L’obsession d’Israël : faire disparaître l’UNRWA

par Agnès Levallois |  publié le 29/01/2024

Le gouvernement israélien est convaincu qu’il ne peut pas gagner la guerre s’il ne détruit pas dès maintenant  l’agence humanitaire, l’UNWRA. L’implication d’une douzaine de ses employés dans l’attaque du 7 octobre lui fournit un argument en or. Déjà, plusieurs pays ont suspendu leur aide, au risque de laisser toute la  population palestinienne sans aucun secours

Agnès Levalllois

La polémique sur le rôle de l’UNRWA – Office de secours et de travaux des Nations unies pour les réfugiés de Palestine dans le Proche-Orient – a été relancée par les déclarations d’Israël selon lesquelles une douzaine de ses employés auraient été impliqués dans l’attaque du Hamas du 7/10. Rappelons tout d’abord ce qu’est l’UNRWA, créée en 1949 par l’Assemblée générale de l’ONU après le premier conflit israélo-arabe. Son mandat est de fournir une assistance humanitaire et une protection aux 700 000 réfugiés palestiniens qui ont été expulsés de leurs terres au moment de la création de l’État d’Israël, et ce dans « l’attente d’une solution juste et durable à leur situation ».

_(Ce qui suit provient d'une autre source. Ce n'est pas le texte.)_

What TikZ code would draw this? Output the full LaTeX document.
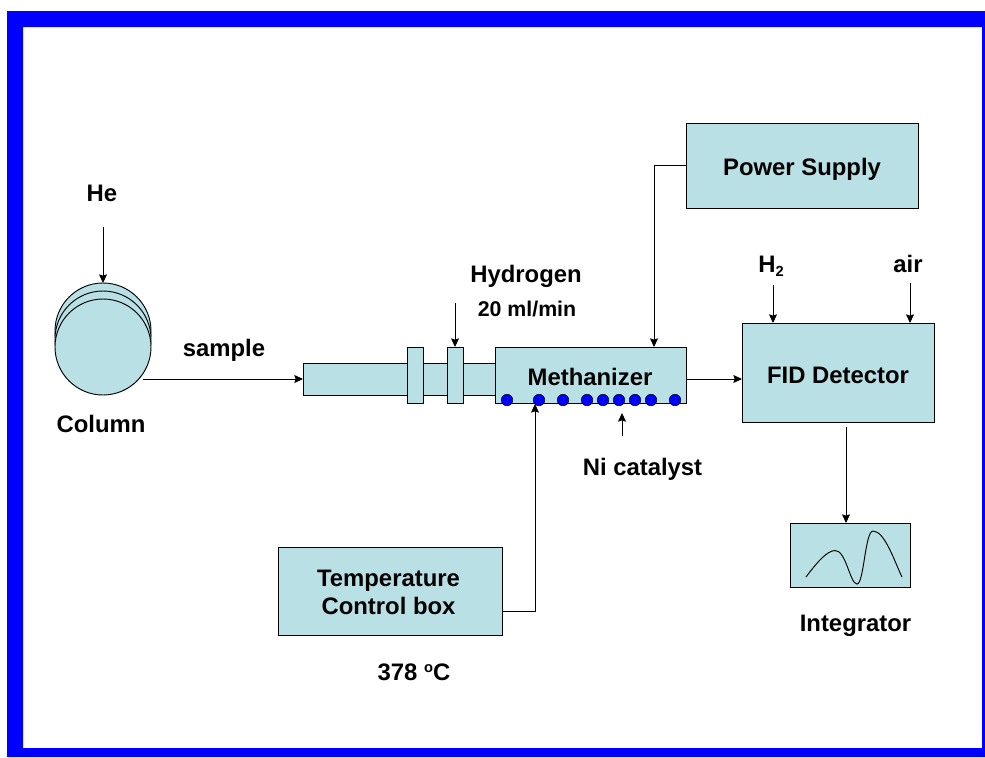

L’agence intervient dans les territoires palestiniens occupés, bande de Gaza et Cisjordanie et également au Liban, en Syrie et Jordanie. Aujourd’hui près de 6 millions de Palestiniens bénéficient de ses services : éducation, soins de santé, services sociaux aide d’urgence et le seul garant par défaut de leur statut international. L’agence emploie 30 000 personnes, dont 13 000 dans la bande de Gaza.

Israël n’a de cesse que de discréditer le travail de l’UNRWA depuis des années considérant « qu’elle perpétue » le conflit. Cette position avait été relayée par Donald Trump qui avait supprimé l’aide financière annuelle de 300 millions de dollars accordée à l’agence en 2018. Mais Joe Biden en arrivant au pouvoir en 2012 l’avait rétablie.

Dans le contexte de la guerre à Gaza, la polémique est repartie de plus belle, car les employés de l’agence sont sur place et apportent dans des conditions extrêmement difficiles une aide aux habitants et témoignent de la situation. Une ancienne officielle Israélienne Noga Arbell déclarait lors d’un débat au parlement israélien le 4 janvier dernier : « il est impossible de gagner la guerre si nous ne détruisons pas l’UNRWA, et cette destruction doit commencer immédiatement ».

Cette déclaration est extrêmement choquante, car sans l’aide de l’UNRWA des centaines de milliers de Palestiniens n’ont pas accès au minimum vital. Mais plus choquante encore est la réaction de pays comme les États-Unis, le Canada, la Grande-Bretagne, la France qui ont déclaré suspendre leurs financements dès les accusations d’Israël rendues publiques. Son commissaire général, Philippe Lazzarini, a pourtant immédiatement licencié les employés visés bien qu’en attente de précisions sur les accusations contre eux afin de préserver le travail de son organisation qui est en permanence visée par l’armée israélienne.

Les accusations d’Israël contre l’UNRWA sont intervenues le jour où la Cour internationale de Justice (CIJ) rendait sa décision. Il y a une évidente contradiction entre soutenir l’ordonnance de la CIJ qui vise à garantir des mesures humanitaires pour empêcher tout acte susceptible d’être considéré comme génocidaire et de suspendre le financement de l’UNRWA.

Y a-t-il une volonté de « rééquilibrer » cette position en bannissant l’agence onusienne ? Il est vrai que le dossier déposé par l’Afrique du Sud devant la CIJ est largement étayé par les informations de l’UNRWA, car présente sur le terrain ce qui explique la volonté d’Israël de la faire disparaitre.

La dramatique mise en cause de l’agence confirme la stratégie d’Israël de tout détruire sans témoin et l’incohérence et la contradiction de la réaction des pays qui ont suspendu leur aide. Cette décision va encore plus accroître la défiance à l’égard des Occidentaux, dont l’alignement inconditionnel sur Israël est de moins en moins accepté.